= Task prompt =
Please transcribe the listing below in full and word for word, without its pictures.

= Recorded data =
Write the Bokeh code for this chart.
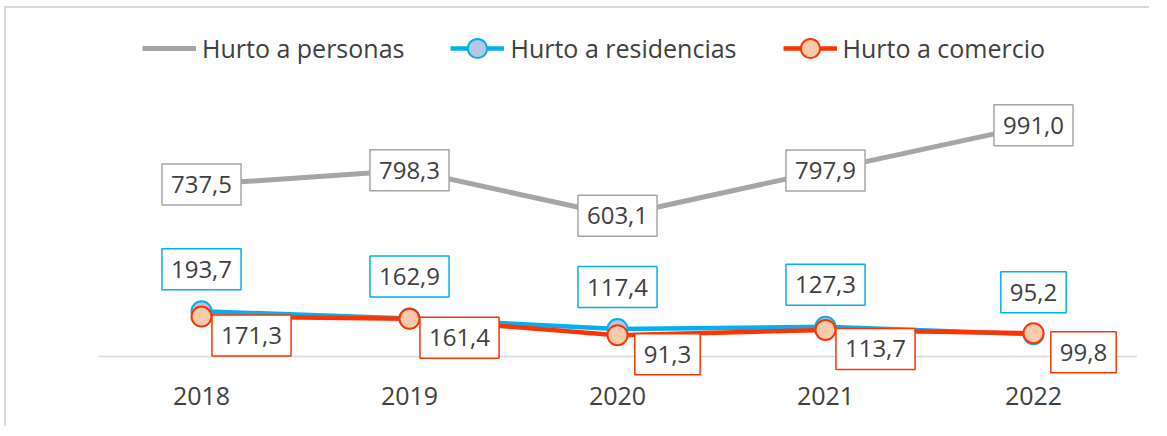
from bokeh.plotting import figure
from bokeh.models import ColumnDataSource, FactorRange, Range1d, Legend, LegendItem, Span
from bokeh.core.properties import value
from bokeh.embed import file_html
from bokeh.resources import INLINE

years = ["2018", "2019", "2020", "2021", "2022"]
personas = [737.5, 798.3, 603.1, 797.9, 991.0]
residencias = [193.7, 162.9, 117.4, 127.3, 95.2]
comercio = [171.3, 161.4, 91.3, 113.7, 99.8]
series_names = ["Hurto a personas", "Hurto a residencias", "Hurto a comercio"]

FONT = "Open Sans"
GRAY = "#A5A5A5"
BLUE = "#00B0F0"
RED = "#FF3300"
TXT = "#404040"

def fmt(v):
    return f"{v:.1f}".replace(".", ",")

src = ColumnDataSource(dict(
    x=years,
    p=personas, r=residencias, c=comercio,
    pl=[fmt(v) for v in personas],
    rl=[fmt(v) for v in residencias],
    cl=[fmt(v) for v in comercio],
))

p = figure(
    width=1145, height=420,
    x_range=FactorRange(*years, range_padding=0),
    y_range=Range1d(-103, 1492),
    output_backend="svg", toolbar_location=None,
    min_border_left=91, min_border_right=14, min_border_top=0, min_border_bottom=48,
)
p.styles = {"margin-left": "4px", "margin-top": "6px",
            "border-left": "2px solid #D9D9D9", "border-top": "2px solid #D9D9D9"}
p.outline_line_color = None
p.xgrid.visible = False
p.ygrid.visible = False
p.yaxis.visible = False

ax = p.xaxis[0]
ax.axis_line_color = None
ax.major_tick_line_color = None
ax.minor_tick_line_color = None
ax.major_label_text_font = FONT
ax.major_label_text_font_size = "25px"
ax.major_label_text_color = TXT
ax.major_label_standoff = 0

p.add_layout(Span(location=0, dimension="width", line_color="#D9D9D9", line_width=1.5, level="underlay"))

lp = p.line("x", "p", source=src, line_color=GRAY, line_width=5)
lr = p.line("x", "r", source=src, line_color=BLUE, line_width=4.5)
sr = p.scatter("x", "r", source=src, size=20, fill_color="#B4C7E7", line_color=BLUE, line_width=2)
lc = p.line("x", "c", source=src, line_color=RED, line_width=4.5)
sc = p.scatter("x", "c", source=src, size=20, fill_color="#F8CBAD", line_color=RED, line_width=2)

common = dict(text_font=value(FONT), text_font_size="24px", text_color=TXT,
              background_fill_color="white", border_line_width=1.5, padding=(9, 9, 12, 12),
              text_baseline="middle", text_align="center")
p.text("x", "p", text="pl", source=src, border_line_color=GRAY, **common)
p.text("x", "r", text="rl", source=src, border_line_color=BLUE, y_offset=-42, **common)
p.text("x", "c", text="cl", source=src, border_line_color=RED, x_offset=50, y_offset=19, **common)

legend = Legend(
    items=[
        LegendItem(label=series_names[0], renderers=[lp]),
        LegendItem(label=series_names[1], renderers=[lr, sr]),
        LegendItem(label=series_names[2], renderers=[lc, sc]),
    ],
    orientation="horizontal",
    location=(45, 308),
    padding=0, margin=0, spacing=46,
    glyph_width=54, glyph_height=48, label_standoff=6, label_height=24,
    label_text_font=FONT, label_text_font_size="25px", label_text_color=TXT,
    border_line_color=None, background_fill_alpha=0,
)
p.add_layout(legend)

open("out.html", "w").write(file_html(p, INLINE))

= Reply =
Write the Bokeh code for this chart.
from bokeh.plotting import figure
from bokeh.models import ColumnDataSource, FactorRange, Range1d, Legend, LegendItem, Span
from bokeh.core.properties import value
from bokeh.embed import file_html
from bokeh.resources import INLINE

years = ["2018", "2019", "2020", "2021", "2022"]
personas = [737.5, 798.3, 603.1, 797.9, 991.0]
residencias = [193.7, 162.9, 117.4, 127.3, 95.2]
comercio = [171.3, 161.4, 91.3, 113.7, 99.8]
series_names = ["Hurto a personas", "Hurto a residencias", "Hurto a comercio"]

FONT = "Open Sans"
GRAY = "#A5A5A5"
BLUE = "#00B0F0"
RED = "#FF3300"
TXT = "#404040"

def fmt(v):
    return f"{v:.1f}".replace(".", ",")

src = ColumnDataSource(dict(
    x=years,
    p=personas, r=residencias, c=comercio,
    pl=[fmt(v) for v in personas],
    rl=[fmt(v) for v in residencias],
    cl=[fmt(v) for v in comercio],
))

p = figure(
    width=1145, height=420,
    x_range=FactorRange(*years, range_padding=0),
    y_range=Range1d(-103, 1492),
    output_backend="svg", toolbar_location=None,
    min_border_left=91, min_border_right=14, min_border_top=0, min_border_bottom=48,
)
p.styles = {"margin-left": "4px", "margin-top": "6px",
            "border-left": "2px solid #D9D9D9", "border-top": "2px solid #D9D9D9"}
p.outline_line_color = None
p.xgrid.visible = False
p.ygrid.visible = False
p.yaxis.visible = False

ax = p.xaxis[0]
ax.axis_line_color = None
ax.major_tick_line_color = None
ax.minor_tick_line_color = None
ax.major_label_text_font = FONT
ax.major_label_text_font_size = "25px"
ax.major_label_text_color = TXT
ax.major_label_standoff = 0

p.add_layout(Span(location=0, dimension="width", line_color="#D9D9D9", line_width=1.5, level="underlay"))

lp = p.line("x", "p", source=src, line_color=GRAY, line_width=5)
lr = p.line("x", "r", source=src, line_color=BLUE, line_width=4.5)
sr = p.scatter("x", "r", source=src, size=20, fill_color="#B4C7E7", line_color=BLUE, line_width=2)
lc = p.line("x", "c", source=src, line_color=RED, line_width=4.5)
sc = p.scatter("x", "c", source=src, size=20, fill_color="#F8CBAD", line_color=RED, line_width=2)

common = dict(text_font=value(FONT), text_font_size="24px", text_color=TXT,
              background_fill_color="white", border_line_width=1.5, padding=(9, 9, 12, 12),
              text_baseline="middle", text_align="center")
p.text("x", "p", text="pl", source=src, border_line_color=GRAY, **common)
p.text("x", "r", text="rl", source=src, border_line_color=BLUE, y_offset=-42, **common)
p.text("x", "c", text="cl", source=src, border_line_color=RED, x_offset=50, y_offset=19, **common)

legend = Legend(
    items=[
        LegendItem(label=series_names[0], renderers=[lp]),
        LegendItem(label=series_names[1], renderers=[lr, sr]),
        LegendItem(label=series_names[2], renderers=[lc, sc]),
    ],
    orientation="horizontal",
    location=(45, 308),
    padding=0, margin=0, spacing=46,
    glyph_width=54, glyph_height=48, label_standoff=6, label_height=24,
    label_text_font=FONT, label_text_font_size="25px", label_text_color=TXT,
    border_line_color=None, background_fill_alpha=0,
)
p.add_layout(legend)

open("out.html", "w").write(file_html(p, INLINE))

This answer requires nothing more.